In Sept. 2002, Bob Kerrey wrote in the Wall Street Journal that the choice in Iraq "is between sustaining a military effort designed to contain Saddam Hussein and a military effort designed to replace him. In my mind the case for the second choice is overwhelming."
In this opinion piece, Kerrey expresses particular concern for the loss of 19 servicemen (in the Khober Towers bombing) and "more than $1 billion a year" spent "on a very real and very risky" military deployments to enforce no-fly zones and contain Iraq. How about a very real and more risky war, Mr. Kerrey, which in 18 months has cost us more than 100 years of containment?

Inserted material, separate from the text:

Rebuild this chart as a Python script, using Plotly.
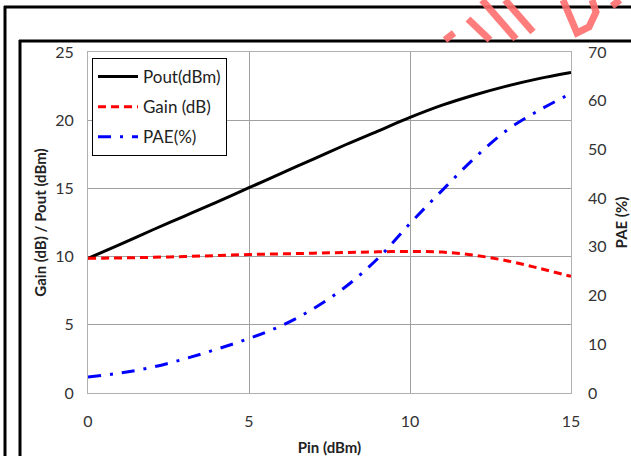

http://www.opinionjournal.com/editorial/feature.html?id=110002252
Despite the absence of WMD in Iraq, Kerrey continued his strong support for the war. In October 2003, Bob Kerrey stated: "Even if you can prove to me the president lied, you'll see; in 20 or 17 years, it'll be good. The bottom line is, I still support what the president did, which is authorize the United States to go in and remove Saddam Hussein from power." http://www.thevillager.com/villager_24/newschools.html
Kerrey, a former Democratic Senator from Nebraska, apparently joined the "faith based" contingent as he continued to insist at the end of 2003 (unlike Nebraska Republican Congressman Doug Bereuter or Nebraska Republican Senator Chuck Hagel) that Iraq is "going well. Twenty years from now, we'll be hard-pressed to find anyone who says it wasn't worth the effort." New York Sun, 12/29/03.
In today's New York Times article on the Dean speech, Kerrey, who Adam Nagourney quotes almost as much as the guy who gave the speech, says:
"If [Dean's] firing people up and he's saying we've got to swing to the left - it's harder to swing along with him. And hell, I live in New York City. I don't live in Nebraska anymore."
Maybe, judging by Nebraska Republicans like Bereuter and Hagel, Kerry would have a different view if he still lived in Nebraska.
http://www.nytimes.com/2004/12/09/politics/09dean.html
Kerrey, by the way, is supporting cable television magnate, Leo J. Hindery Jr., as DNC Chairman. Hindery, you may recall, was a principal funder of anti-Dean Osama Bin Laden ads that were run in Iowa last year.